Turkish economy contracts amid instability

Following the failed coup attempt, political uncertainty and continued unrest, Turkey’s GDP shrank for the first time since 2009.

After the failed coup attempt in July, a government crackdown and repeated terrorist attacks, the Turkish economy is suffering. According to figures released Monday, gross domestic product shrank by 1.8 percent in the third quarter compared with the same period in 2015. This is the first contraction since the end of 2009.

Household consumption was down 3.2 percent. And though overall imports rose, the export value of goods and services also declined. The Turkish lira has been notably impacted this year, losing about 20 percent of its value compared with the dollar. Since the economy is heavily dependent on imports, this will make materials and goods from abroad more expensive.

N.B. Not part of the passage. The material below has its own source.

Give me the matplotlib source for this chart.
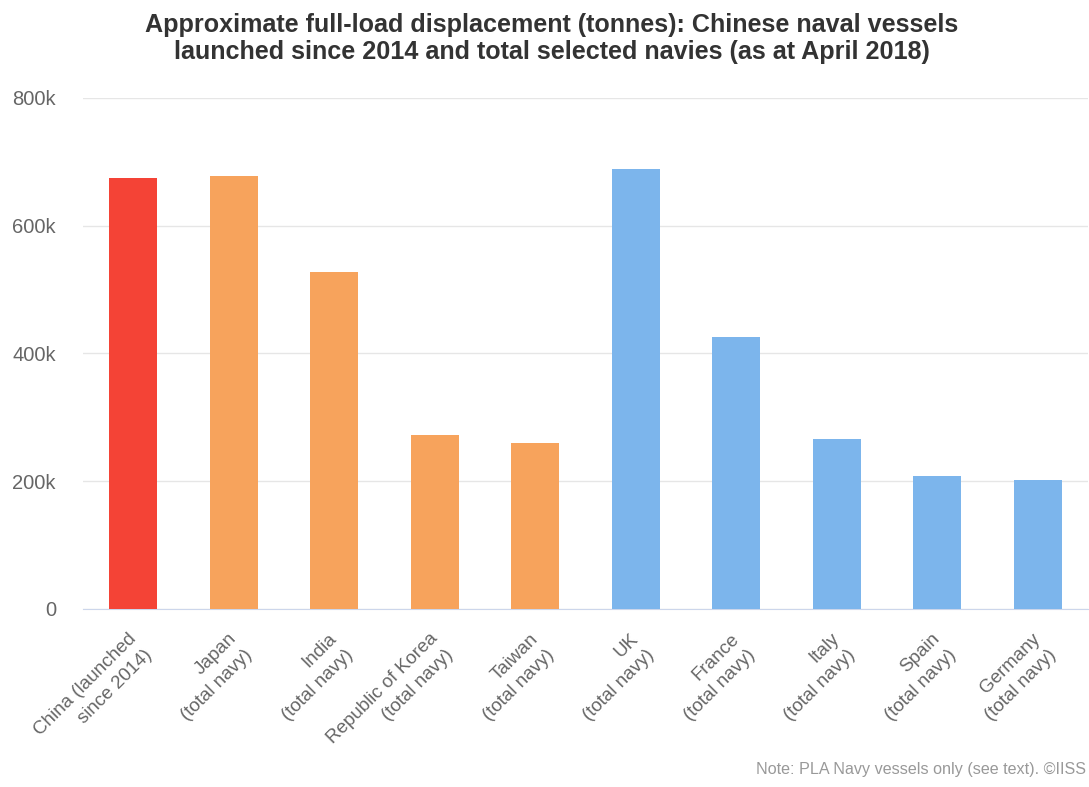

Tourism has also been especially hard hit. Most visitors are likely staying away because of political uncertainty and the number of continued attacks in Istanbul; but Russian tourists were additionally in the crossfire of a diplomatic spat between their two countries and were staying home.

Watch video 02:45

Turkish economy after terrorism and coup

Government reaction

Turkey's economy has recently been showing signs of slowing and the news about GDP contraction was not a surprise to the government. Political instability was bound to affect business. In response, last week Prime Minister Binali Yildirim announced that government spending would be tightened next year. At the same time he also promised more than 66 billion euros ($69.7 billion) in credit for private industry, incentives for investment in production and tax refunds for businesses.

"There will be no unnecessary spending in 2017," said the prime minister last Thursday.  "No new buildings, no buying cars, no unimportant government travel."

Turkish President Recep Tayyip Erdogan blamed foreign speculators for the drop in the currency's value. To help stabilize the lira, he is encouraging everyone to convert their foreign currency back into Turkish lira or gold. So far the Ministry of Defense and the national postal system have obliged.